* **What is required**
Repeat verbatim the lines from the one containing "Convert this chart to matplotlib code." to the one containing "d = [0.075, 0.3, 0.71, 1.18, 1.7, 2.36, 3.35, 5.0]", ends included, minus any pictures.

* BEGIN *

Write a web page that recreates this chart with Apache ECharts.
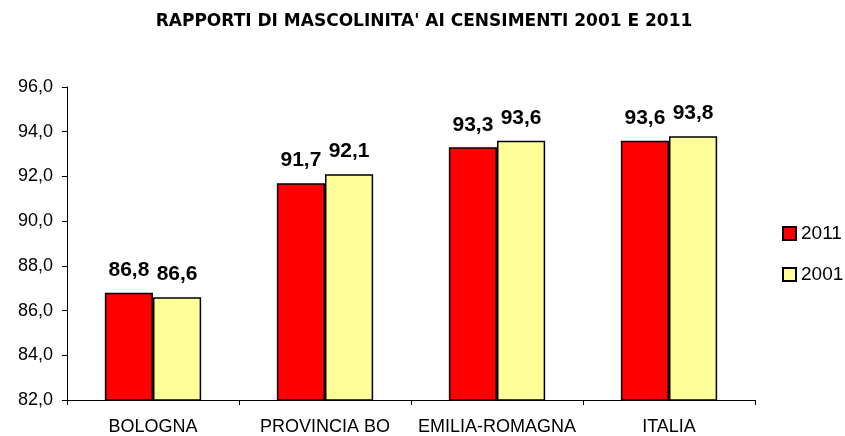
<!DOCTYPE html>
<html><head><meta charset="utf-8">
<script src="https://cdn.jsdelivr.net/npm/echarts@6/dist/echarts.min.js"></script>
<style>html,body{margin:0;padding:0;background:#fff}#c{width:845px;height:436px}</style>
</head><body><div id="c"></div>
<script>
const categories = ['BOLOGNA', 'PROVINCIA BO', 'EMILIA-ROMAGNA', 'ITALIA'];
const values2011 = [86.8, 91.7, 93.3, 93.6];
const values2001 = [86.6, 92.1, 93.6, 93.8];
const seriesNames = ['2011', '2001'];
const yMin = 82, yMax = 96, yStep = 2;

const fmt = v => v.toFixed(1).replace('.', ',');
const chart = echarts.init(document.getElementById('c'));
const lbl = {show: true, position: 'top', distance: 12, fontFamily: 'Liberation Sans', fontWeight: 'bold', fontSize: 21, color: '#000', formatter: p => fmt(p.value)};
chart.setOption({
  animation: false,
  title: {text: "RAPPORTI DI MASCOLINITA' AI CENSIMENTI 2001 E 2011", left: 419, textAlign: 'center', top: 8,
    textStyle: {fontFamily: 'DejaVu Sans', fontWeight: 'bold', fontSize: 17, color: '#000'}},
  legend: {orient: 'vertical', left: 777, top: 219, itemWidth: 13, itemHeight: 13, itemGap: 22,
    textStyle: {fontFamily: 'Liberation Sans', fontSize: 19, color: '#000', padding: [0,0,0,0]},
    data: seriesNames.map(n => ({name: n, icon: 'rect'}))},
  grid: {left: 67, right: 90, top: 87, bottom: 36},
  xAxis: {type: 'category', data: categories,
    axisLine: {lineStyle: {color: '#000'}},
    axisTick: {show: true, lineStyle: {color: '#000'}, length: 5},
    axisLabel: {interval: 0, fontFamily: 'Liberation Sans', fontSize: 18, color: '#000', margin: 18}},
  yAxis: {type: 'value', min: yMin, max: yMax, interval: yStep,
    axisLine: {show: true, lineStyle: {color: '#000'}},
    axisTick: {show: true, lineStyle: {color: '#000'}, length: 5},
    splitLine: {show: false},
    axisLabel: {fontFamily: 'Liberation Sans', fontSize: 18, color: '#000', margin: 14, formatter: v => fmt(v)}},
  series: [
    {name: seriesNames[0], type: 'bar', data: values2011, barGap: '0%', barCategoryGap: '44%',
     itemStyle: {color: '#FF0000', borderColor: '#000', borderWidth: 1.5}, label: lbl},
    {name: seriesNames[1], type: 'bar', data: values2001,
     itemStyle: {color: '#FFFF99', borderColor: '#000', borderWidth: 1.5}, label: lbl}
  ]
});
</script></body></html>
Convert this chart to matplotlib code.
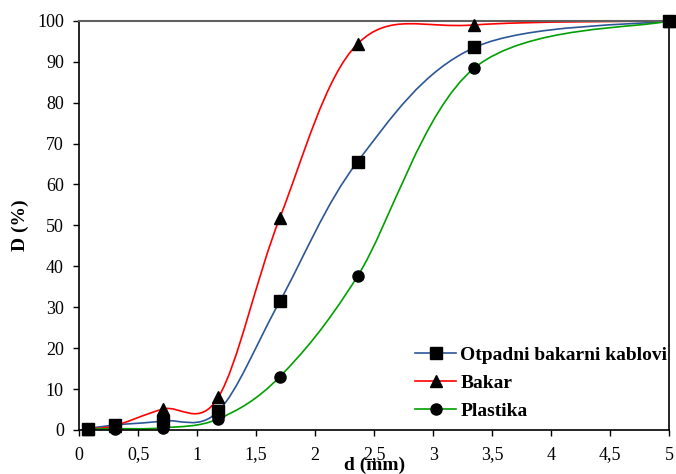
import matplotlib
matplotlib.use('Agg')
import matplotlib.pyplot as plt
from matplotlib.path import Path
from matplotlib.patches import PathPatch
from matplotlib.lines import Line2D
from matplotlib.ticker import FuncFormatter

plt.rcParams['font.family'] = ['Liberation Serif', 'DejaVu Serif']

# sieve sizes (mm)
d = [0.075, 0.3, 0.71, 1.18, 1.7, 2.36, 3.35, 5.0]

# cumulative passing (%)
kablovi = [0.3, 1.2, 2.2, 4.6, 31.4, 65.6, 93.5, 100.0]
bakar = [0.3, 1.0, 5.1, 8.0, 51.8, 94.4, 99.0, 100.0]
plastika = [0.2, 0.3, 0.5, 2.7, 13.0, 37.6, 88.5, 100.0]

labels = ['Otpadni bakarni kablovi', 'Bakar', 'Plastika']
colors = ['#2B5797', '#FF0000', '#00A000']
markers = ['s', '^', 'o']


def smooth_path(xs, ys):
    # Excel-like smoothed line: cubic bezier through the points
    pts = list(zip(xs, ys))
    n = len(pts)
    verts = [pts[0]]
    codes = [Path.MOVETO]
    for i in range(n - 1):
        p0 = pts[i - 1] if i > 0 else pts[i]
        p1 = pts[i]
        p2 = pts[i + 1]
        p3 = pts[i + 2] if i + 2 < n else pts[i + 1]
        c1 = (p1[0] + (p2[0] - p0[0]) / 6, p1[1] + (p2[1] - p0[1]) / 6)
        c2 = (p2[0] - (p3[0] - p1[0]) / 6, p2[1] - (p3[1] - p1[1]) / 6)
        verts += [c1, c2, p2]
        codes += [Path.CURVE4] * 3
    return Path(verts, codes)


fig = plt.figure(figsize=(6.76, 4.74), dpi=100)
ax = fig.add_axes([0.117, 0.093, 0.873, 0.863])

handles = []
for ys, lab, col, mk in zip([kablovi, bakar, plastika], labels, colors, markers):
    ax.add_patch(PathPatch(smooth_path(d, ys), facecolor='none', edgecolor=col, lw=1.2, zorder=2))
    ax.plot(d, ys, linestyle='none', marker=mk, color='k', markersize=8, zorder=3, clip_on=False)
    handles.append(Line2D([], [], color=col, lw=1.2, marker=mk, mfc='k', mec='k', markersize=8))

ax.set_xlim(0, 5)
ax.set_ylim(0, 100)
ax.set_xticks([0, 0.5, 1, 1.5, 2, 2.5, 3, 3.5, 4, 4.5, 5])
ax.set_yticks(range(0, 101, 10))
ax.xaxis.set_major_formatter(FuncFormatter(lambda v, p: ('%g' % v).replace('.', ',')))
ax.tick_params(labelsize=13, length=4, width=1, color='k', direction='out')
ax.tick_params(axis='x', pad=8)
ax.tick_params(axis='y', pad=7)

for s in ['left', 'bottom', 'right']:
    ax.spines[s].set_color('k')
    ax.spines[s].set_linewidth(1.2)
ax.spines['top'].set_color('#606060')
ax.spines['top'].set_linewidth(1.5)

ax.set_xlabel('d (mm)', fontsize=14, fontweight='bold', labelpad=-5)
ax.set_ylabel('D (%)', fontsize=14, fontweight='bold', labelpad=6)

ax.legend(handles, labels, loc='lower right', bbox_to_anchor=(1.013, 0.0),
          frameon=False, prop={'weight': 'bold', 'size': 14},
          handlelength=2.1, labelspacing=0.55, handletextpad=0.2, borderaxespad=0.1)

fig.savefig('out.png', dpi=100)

* END *

* **Right answer**
Convert this chart to matplotlib code.
import matplotlib
matplotlib.use('Agg')
import matplotlib.pyplot as plt
from matplotlib.path import Path
from matplotlib.patches import PathPatch
from matplotlib.lines import Line2D
from matplotlib.ticker import FuncFormatter

plt.rcParams['font.family'] = ['Liberation Serif', 'DejaVu Serif']

# sieve sizes (mm)
d = [0.075, 0.3, 0.71, 1.18, 1.7, 2.36, 3.35, 5.0]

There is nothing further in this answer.